L’Italia è un paese in cui la superstizione ha un ruolo potente, in particolare al sud dove ci sono persone che compiono gesti scaramantici contro il malocchio (o la jella) prima di affrontate una prova importante o prima di andare a seguire la squadra del cuore (sembra un luogo comune, ma non è insolito vedere gente portarsi il sale da buttare dietro le spalle allo stadio). La superstizione, però, non è un esclusiva dell’Italia né una tendenza moderna, bensì è una credenza che nasce con l’uomo stesso.
La prima testimonianza di pratiche contro la mala sorte provengono dall’antico Egitto: in alcuni papiri risalenti alla XX dinastia di faraoni (3200 A.C.) gli studiosi hanno trovato frasi come: “Lo proteggiamo dal malocchio”. La trasposizione della credenza nel nostro Paese la dobbiamo alla cultura romana: nell’antica Roma, infatti, la “Sfortuna” non era una semplice credenza, ma una vera e propria forza che condizionava la vita dei suoi abitanti.
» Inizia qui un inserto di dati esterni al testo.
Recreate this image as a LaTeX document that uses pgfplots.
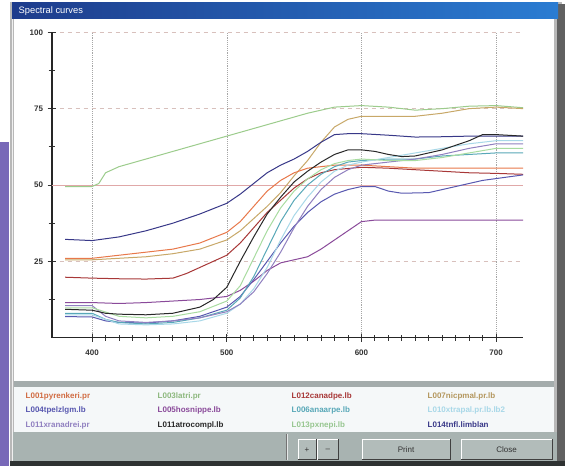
\documentclass[border=0pt]{standalone}
\usepackage{fontspec}
\setmainfont{Liberation Sans}
\usepackage{pgfplots}
\pgfplotsset{compat=1.18}

\definecolor{cDesk}{HTML}{7868B8}
\definecolor{cTitleL}{HTML}{1E3C8C}
\definecolor{cTitleR}{HTML}{2A7CD2}
\definecolor{cSep}{HTML}{A4ACAC}
\definecolor{cLeg}{HTML}{F5F8F9}
\definecolor{cBar}{HTML}{A8B3B1}
\definecolor{cBtn}{HTML}{B2BCBA}
\definecolor{cDark}{HTML}{2E3232}
\definecolor{cGridY}{HTML}{D8C0BC}
\definecolor{cFifty}{HTML}{E0A8A8}
% series colours
\definecolor{cOrange}{HTML}{E8784A}
\definecolor{cLGreen}{HTML}{9CCC8C}
\definecolor{cDRed}{HTML}{A83838}
\definecolor{cOlive}{HTML}{C8A868}
\definecolor{cBluePu}{HTML}{5858B0}
\definecolor{cPurple}{HTML}{8A4A9A}
\definecolor{cTeal}{HTML}{58A8B8}
\definecolor{cLCyan}{HTML}{A8D8E8}
\definecolor{cLav}{HTML}{9080C0}
\definecolor{cBlack}{HTML}{282828}
\definecolor{cPGreen}{HTML}{A8DCA0}
\definecolor{cDBlue}{HTML}{383888}

\newcommand\legfont{\bfseries\fontsize{6}{7}\selectfont}
\newcommand\btn[3]{%
  \fill[cBtn] (#1,439.5) rectangle (#2,460);
  \draw[white, line width=0.75pt] (#1,460) -- (#1,439.5) -- (#2,439.5);
  \draw[black!75, line width=0.75pt] (#1,460) -- (#2,460) -- (#2,439.5);
  \node[font=\fontsize{6}{7}\selectfont, text=black!80] at ({(#1+#2)/2},450) {#3};}

\begin{document}
\begin{tikzpicture}
\useasboundingbox (0,0) rectangle (423.75pt,349.5pt);
% dialog window (pixel coordinates, y downwards)
\begin{scope}[x=0.75pt,y=-0.75pt,yshift=349.5pt]
  \fill[white] (0,0) rectangle (565,466);
  \fill[cDesk] (0,142) rectangle (9,466);
  \fill[black!28] (10,2) rectangle (562,466);
  \fill[black!6] (11.5,2) rectangle (13,466);
  \fill[black!62] (557,4) rectangle (565,466);
  \shade[left color=cTitleL, right color=cTitleR] (12,3) rectangle (558,18.5);
  \node[anchor=west, text=white, font=\fontsize{7}{8}\selectfont] at (14,11) {Spectral curves};
  \fill[white] (14,19.5) rectangle (554,381);
  \fill[cSep] (14,381) rectangle (554,387);
  \fill[cLeg] (14,387) rectangle (554,432);
  \fill[cBar] (13,432) rectangle (557,461);
  \fill[cDark] (10,461) rectangle (565,466);
  \draw[black!55, line width=0.75pt] (286,434) -- (286,460);
  \draw[white!70!cBar, line width=0.75pt] (287.5,434) -- (287.5,460);
  \btn{298}{316}{+}
  \btn{317.5}{338}{--}
  \btn{362}{450}{Print}
  \btn{461}{552}{Close}
  % legend of the curves
  \node[anchor=west, text=cOrange!90!black, font=\legfont] at (21,396) {L001pyrenkeri.pr};
  \node[anchor=west, text=cLGreen!90!black, font=\legfont] at (153,396) {L003latri.pr};
  \node[anchor=west, text=cDRed, font=\legfont] at (287,396) {L012canadpe.lb};
  \node[anchor=west, text=cOlive!90!black, font=\legfont] at (423,396) {L007nicpmal.pr.lb};
  \node[anchor=west, text=cBluePu, font=\legfont] at (21,410.5) {L004tpelzlgm.lb};
  \node[anchor=west, text=cPurple, font=\legfont] at (153,410.5) {L005hosnippe.lb};
  \node[anchor=west, text=cTeal, font=\legfont] at (287,410.5) {L006anaarpe.lb};
  \node[anchor=west, text=cLCyan, font=\legfont] at (423,410.5) {L010xtrapal.pr.lb.lb2};
  \node[anchor=west, text=cLav, font=\legfont] at (21,425) {L011xranadrei.pr};
  \node[anchor=west, text=cBlack, font=\legfont] at (153,425) {L011atrocompl.lb};
  \node[anchor=west, text=cPGreen!90!black, font=\legfont] at (287,425) {L013pxnepi.lb};
  \node[anchor=west, text=cDBlue, font=\legfont] at (423,425) {L014tnfl.limblan};
\end{scope}

\begin{axis}[
    at={(38.775pt,96.225pt)}, anchor=south west,
    scale only axis, width=353.5pt, height=229.05pt,
    xmin=370, xmax=720, ymin=0, ymax=100,
    enlargelimits=false,
    axis x line=bottom, axis y line=left,
    axis line style={-, line width=1.2pt, black!85},
    xtick={400,500,600,700}, minor x tick num=9,
    ytick={25,50,75,100}, minor ytick={12.5,37.5,62.5,87.5},
    tick align=center,
    major tick length=6pt, minor tick length=4.5pt,
    every tick/.style={black!80, line width=0.7pt},
    grid=major,
    major x grid style={densely dotted, black!35},
    major y grid style={dashed, cGridY},
    /pgf/number format/assume math mode=true,
    ticklabel style={font=\bfseries\fontsize{6}{7}\selectfont, text=black!80},
    xticklabel style={yshift=-3pt},
    clip=true,
]
\draw[cFifty, line width=0.5pt] (axis cs:370,50) -- (axis cs:720,50);

% L003 light green
\addplot[cLGreen, line width=0.75pt] coordinates {
(380,49.5) (400,49.5) (405,50.5) (410,54) (420,56) (440,58.5) (460,61) (480,63.5)
(500,66) (520,68.5) (540,71) (560,73.5) (580,75.5) (600,76) (620,75.5) (640,74.5)
(660,75) (680,75.8) (700,76) (720,75.3)};
% L007 olive
\addplot[cOlive, line width=0.75pt] coordinates {
(380,25.5) (400,25.5) (420,26) (440,26.5) (460,27.5) (480,29) (500,32) (510,35)
(520,39) (530,43) (540,47.5) (550,53) (560,58) (570,64) (580,69) (590,71.5)
(600,72.5) (620,72.5) (640,72.5) (660,73.5) (680,75) (700,75.5) (720,75)};
% L001 orange
\addplot[cOrange, line width=0.75pt] coordinates {
(380,26) (400,26) (420,27) (440,28) (460,29) (480,31) (500,34.5) (510,38)
(520,43) (530,48) (540,51.5) (550,54) (560,55.5) (570,56) (580,56.5) (600,56.5)
(620,56) (640,55.5) (660,55.5) (680,55.5) (700,55.5) (720,55.5)};
% L012 dark red
\addplot[cDRed, line width=0.75pt] coordinates {
(380,19.8) (400,19.5) (420,19.3) (440,19.2) (460,19.5) (470,21) (480,23) (500,27)
(510,31) (520,36) (530,41) (540,45) (550,49) (560,52) (570,54) (580,55)
(600,55.8) (620,55.5) (640,55) (660,54.5) (680,54) (700,53.8) (720,53.5)};
% L014 dark blue
\addplot[cDBlue, line width=0.75pt] coordinates {
(380,32.2) (400,31.8) (420,33) (440,35) (460,37.5) (480,40.5) (500,44) (510,47)
(520,50.5) (530,54) (540,56.5) (550,58.5) (560,61) (570,64) (580,66.5) (590,66.8)
(600,66.8) (620,66.3) (640,65.7) (660,65.8) (680,66) (700,66) (720,66)};
% L005 purple
\addplot[cPurple, line width=0.75pt] coordinates {
(380,11.5) (400,11.5) (420,11.2) (440,11.5) (460,12) (480,12.5) (500,13.5) (510,15.5)
(520,18.5) (530,22) (540,24.5) (550,25.5) (560,26.5) (570,29) (580,32) (590,35)
(600,38) (610,38.5) (650,38.5) (720,38.5)};
% L004 blue-purple
\addplot[cBluePu, line width=0.75pt] coordinates {
(380,6.9) (400,6.8) (410,5.5) (420,5) (440,4.8) (460,5.5) (480,7) (500,10)
(510,13.5) (520,19) (530,25) (540,31) (550,36.5) (560,41) (570,44.5) (580,47)
(590,48.5) (600,49.5) (610,49.5) (620,48) (630,47.3) (650,47.5) (670,49.5) (690,51.5) (720,53.3)};
% L006 teal
\addplot[cTeal, line width=0.75pt] coordinates {
(380,8) (400,8) (410,6) (420,5) (440,4.5) (460,5) (480,6.5) (500,9)
(510,13) (520,20) (530,29) (540,38) (550,45) (560,50) (570,53.5) (580,56)
(590,57.5) (600,58) (620,58.5) (640,58.5) (660,59.5) (680,60) (700,60.5) (720,60.5)};
% L010 light cyan
\addplot[cLCyan, line width=0.75pt] coordinates {
(380,7.5) (400,7.5) (420,4.5) (440,4.2) (460,4.5) (480,5.5) (500,8) (510,11)
(520,16) (530,23) (540,32) (550,40) (560,46) (570,51) (580,54.5) (590,56.5)
(600,57.5) (620,59) (640,60.5) (660,62) (680,63.5) (700,64.5) (720,64.5)};
% L011 lavender
\addplot[cLav, line width=0.75pt] coordinates {
(380,10.5) (400,10.5) (410,7) (420,5.5) (440,5) (460,5.5) (480,6.5) (500,8.5)
(510,11) (520,15) (530,21) (540,28) (550,36) (560,43) (570,48.5) (580,52.5)
(590,55) (600,56.5) (620,57.5) (640,58.5) (660,60) (680,62) (700,63.5) (720,63.5)};
% L013 pale green
\addplot[cPGreen, line width=0.75pt] coordinates {
(380,9.8) (400,9.8) (420,7) (440,6.5) (460,7) (480,8.5) (500,12) (510,17)
(520,26) (530,35) (540,42.5) (550,48) (560,52) (570,55) (580,57) (590,58)
(600,58.5) (620,58) (640,58) (660,59) (680,60.5) (700,62) (720,62)};
% L011 black
\addplot[cBlack, line width=0.75pt] coordinates {
(380,9.3) (400,9) (410,8) (420,7.7) (440,7.5) (460,8) (480,10) (490,12.5)
(500,16.5) (510,25) (520,33) (530,40.5) (540,46) (550,51) (560,54.5) (570,57.5)
(580,60) (590,61.5) (600,61.5) (610,61) (620,60) (630,59.3) (640,59.5) (660,61.5)
(680,64.5) (690,66.5) (700,66.5) (720,66)};
\end{axis}
\end{tikzpicture}
\end{document}
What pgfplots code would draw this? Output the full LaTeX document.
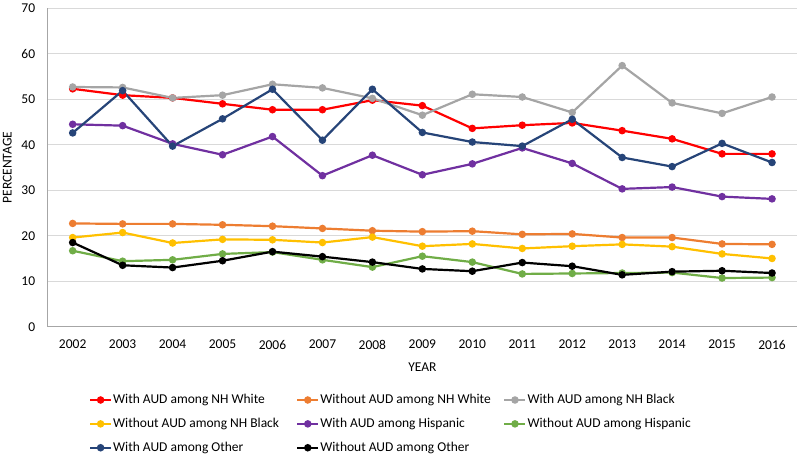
\documentclass[border=0pt]{standalone}
\usepackage{fontspec}
\setmainfont{Carlito}
\usepackage{pgfplots}
\usepackage{pgfplotstable}
\pgfplotsset{compat=1.18}

\definecolor{cRed}{HTML}{FF0000}
\definecolor{cOrange}{HTML}{ED7D31}
\definecolor{cGray}{HTML}{A5A5A5}
\definecolor{cYellow}{HTML}{FFC000}
\definecolor{cPurple}{HTML}{7030A0}
\definecolor{cGreen}{HTML}{70AD47}
\definecolor{cNavy}{HTML}{264478}
\definecolor{cGrid}{HTML}{D9D9D9}
\definecolor{cAxis}{HTML}{A6A6A6}

\pgfplotstableread{
year WW   WoW  WB   WoB  WH   WoH  WO   WoO
2002 52.3 22.7 52.7 19.6 44.5 16.7 42.6 18.5
2003 50.9 22.6 52.6 20.7 44.2 14.4 51.9 13.5
2004 50.3 22.6 50.3 18.4 40.2 14.7 39.7 13.0
2005 49.0 22.4 50.9 19.2 37.8 16.0 45.7 14.5
2006 47.7 22.1 53.3 19.1 41.8 16.4 52.2 16.5
2007 47.7 21.6 52.5 18.5 33.2 14.7 41.0 15.4
2008 49.8 21.1 50.2 19.7 37.7 13.1 52.2 14.2
2009 48.6 20.9 46.5 17.7 33.4 15.5 42.7 12.7
2010 43.6 21.0 51.1 18.2 35.8 14.2 40.6 12.2
2011 44.3 20.3 50.5 17.2 39.3 11.6 39.7 14.1
2012 44.8 20.4 47.1 17.7 35.9 11.7 45.6 13.3
2013 43.1 19.6 57.4 18.1 30.3 11.8 37.2 11.4
2014 41.3 19.6 49.2 17.6 30.7 11.9 35.2 12.1
2015 38.0 18.2 46.9 16.0 28.6 10.7 40.3 12.3
2016 38.0 18.1 50.5 15.0 28.1 10.8 36.1 11.8
}\datatable

\newcommand{\fnt}{\fontsize{13.5}{16}\selectfont}
\newcommand{\legtxt}[1]{\makebox[182pt][l]{#1}}

\begin{document}
\begin{tikzpicture}
\begin{axis}[
  scale only axis,
  width=749.3pt, height=318.4pt,
  xmin=2001.5, xmax=2016.5, ymin=0, ymax=70,
  xtick={2002,2003,...,2016},
  ytick={0,10,...,70},
  /pgf/number format/1000 sep={},
  /pgf/number format/assume math mode=true,
  axis x line*=bottom, axis y line*=left,
  axis line style={-, draw=cAxis, line width=0.9pt},
  ymajorgrids,
  grid style={draw=cGrid, line width=0.9pt},
  major tick length=0pt,
  tick label style={font=\fnt},
  yticklabel style={anchor=east, xshift=-9pt},
  xticklabel style={anchor=north, yshift=-10pt},
  xlabel={YEAR}, ylabel={PERCENTAGE},
  label style={font=\fnt},
  xlabel style={at={(axis description cs:0.5,0)}, anchor=center, yshift=-40.3pt},
  ylabel style={at={(axis description cs:-0.0539,0.5)}, anchor=center},
  legend columns=3,
  legend cell align=left,
  legend style={
    at={(axis description cs:0.0551,-0.21)}, anchor=north west,
    draw=none, fill=none, inner sep=0pt, outer sep=0pt,
    font=\fnt, row sep=11pt,
    /tikz/every even column/.append style={column sep=0pt},
    nodes={inner sep=1pt}
  },
  legend image code/.code={
    \draw[#1, mark=none] (0pt,0pt) -- (21pt,0pt);
    \draw[#1, only marks] plot coordinates {(10.5pt,0pt)};
  },
  every axis plot/.append style={line width=2.2pt, mark=*, mark size=2.6pt, mark options={solid}},
]
\addplot[color=cRed] table[x=year, y=WW] {\datatable};
\addlegendentry{\legtxt{With AUD among NH White}}
\addplot[color=cOrange] table[x=year, y=WoW] {\datatable};
\addlegendentry{\legtxt{Without AUD among NH White}}
\addplot[color=cGray] table[x=year, y=WB] {\datatable};
\addlegendentry{\legtxt{With AUD among NH Black}}
\addplot[color=cYellow] table[x=year, y=WoB] {\datatable};
\addlegendentry{\legtxt{Without AUD among NH Black}}
\addplot[color=cPurple] table[x=year, y=WH] {\datatable};
\addlegendentry{\legtxt{With AUD among Hispanic}}
\addplot[color=cGreen] table[x=year, y=WoH] {\datatable};
\addlegendentry{\legtxt{Without AUD among Hispanic}}
\addplot[color=cNavy] table[x=year, y=WO] {\datatable};
\addlegendentry{\legtxt{With AUD among Other}}
\addplot[color=black] table[x=year, y=WoO] {\datatable};
\addlegendentry{\legtxt{Without AUD among Other}}
\end{axis}
\pgfresetboundingbox
\useasboundingbox ([xshift=-47.7pt,yshift=-129.3pt]current axis.south west) rectangle ([xshift=3pt,yshift=8.3pt]current axis.north east);
\end{tikzpicture}
\end{document}
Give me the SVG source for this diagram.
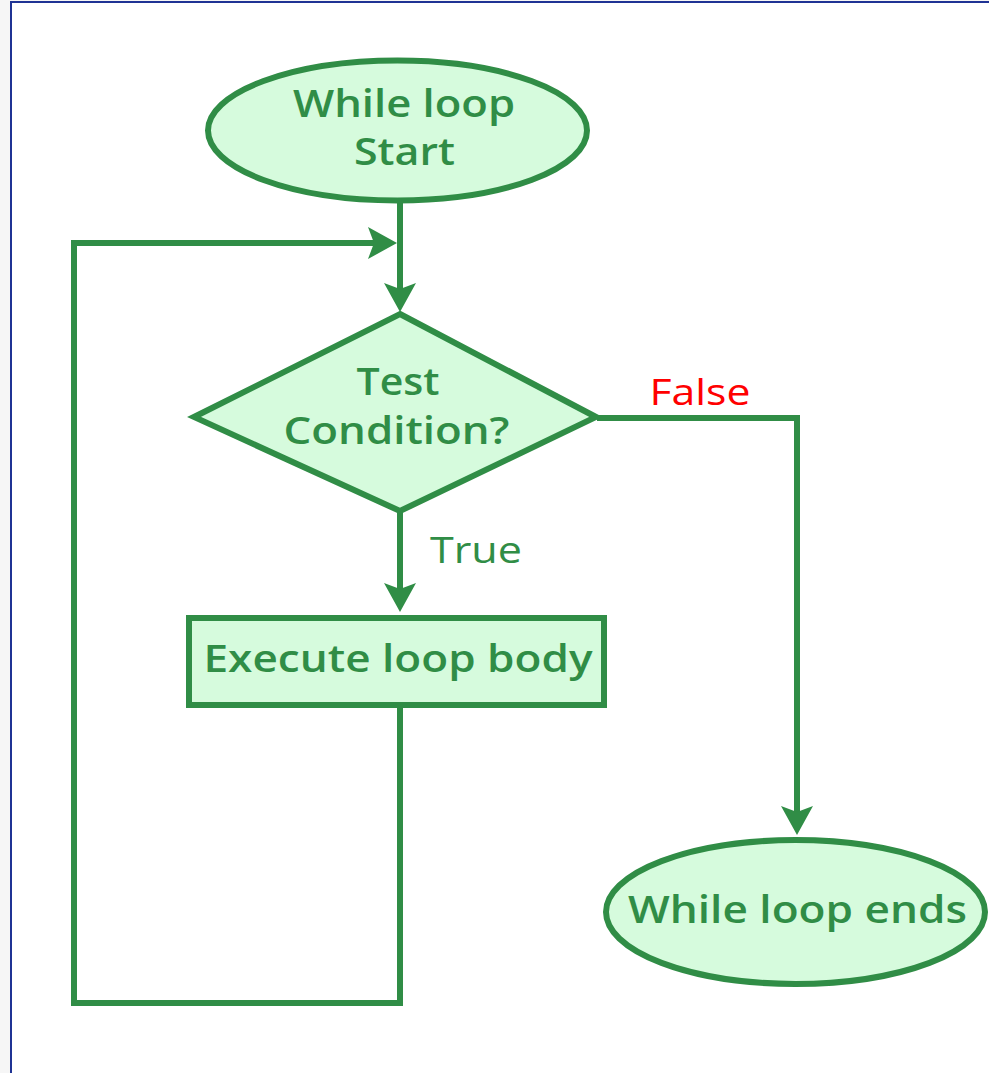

Il timore di essere sotto fattura era tale che gli antichi romani ricorrevano all’utilizzo di Fascinum, degli amuleti che secondo Plinio il vecchio avevano la funzione di curare il malocchio. Lo stesso termine amuleto proviene dal latino a-molior (allontanare), i Fascinum, infatti, erano oggetti naturali che avevano, secondo la credenza romana, una forza naturale intrinseca che si sprigionava a contatto con l’essere umano divenendo in questo modo scudo che allontanava la cattiva sorte.
Insomma la sfortuna esiste da sempre, così come gli invidiosi, ovvero coloro che secondo Bacone sono i portatori del malocchio: il filosofo lo definiva come il potere di alcuni soggetti hanno di cagionare mali e sventure al prossimo attraverso un singolo sguardo malevolo. Proprio l’invidia, aggiunge il filosofo, è il motore di tale potere, poiché spinge il soggetto a guardare malevolmente l’oggetto o il soggetto del suo desiderio e chi lo possiede. Cinquecento anni dopo tale modo di pensare dovrebbe essere superato, eppure la scaramanzia fa parte della nostra società esattamente come allora (basta osservare le scritte sui camion che esorcizzano il malocchio “La tua invidia sarà la mia fortuna”).
Ad approfittarsi dell’ingenuità di questa gente ci sono parecchi soggetti che si definiscono maghi e che si dicono in grado di togliere le fatture ed il malocchio, un “dono” che si fanno pagare profumatamente. Il pericolo per le persone che vengono raggirate solitamente è di natura prettamente economica, ma la Chiesa Cattolica invita a prestare attenzione anche alla possibilità che tra questi ciarlatani ci siano anche alcune anime votate a satana: da sempre, infatti, le pratiche magiche vengono associate al demonio poiché alcune di esse potrebbero accelerare o favorire una possessione demoniaca.
Qualsiasi rituale per togliere l’invidia è una PRATICA MAGICA, e come abbiamo già scritto in precedenza nelle pratiche magiche non si può escludere una qualche partecipazione del gesto malefico al mondo demoniaco (cfr: » (Nota Pastorale della Conferenza Episcopale Toscana, A proposito di magia e demonologia, 01/giugno/1994, art. 13).
Concludo quindi con le parole del moralista Anselm Gunthor in Chiamata e risposta “Ogni pratica magica è un peccato grave contro la fede quando si fa in modo cosciente e volontario e questo vale sia per chi lo compie abitualmente, sia per chi si reca dal mago o dallo pseudo guaritore, sia per chi vi induce altri con consigli e spinte morali, sia per chi vi collabora o vi assiste soltanto.”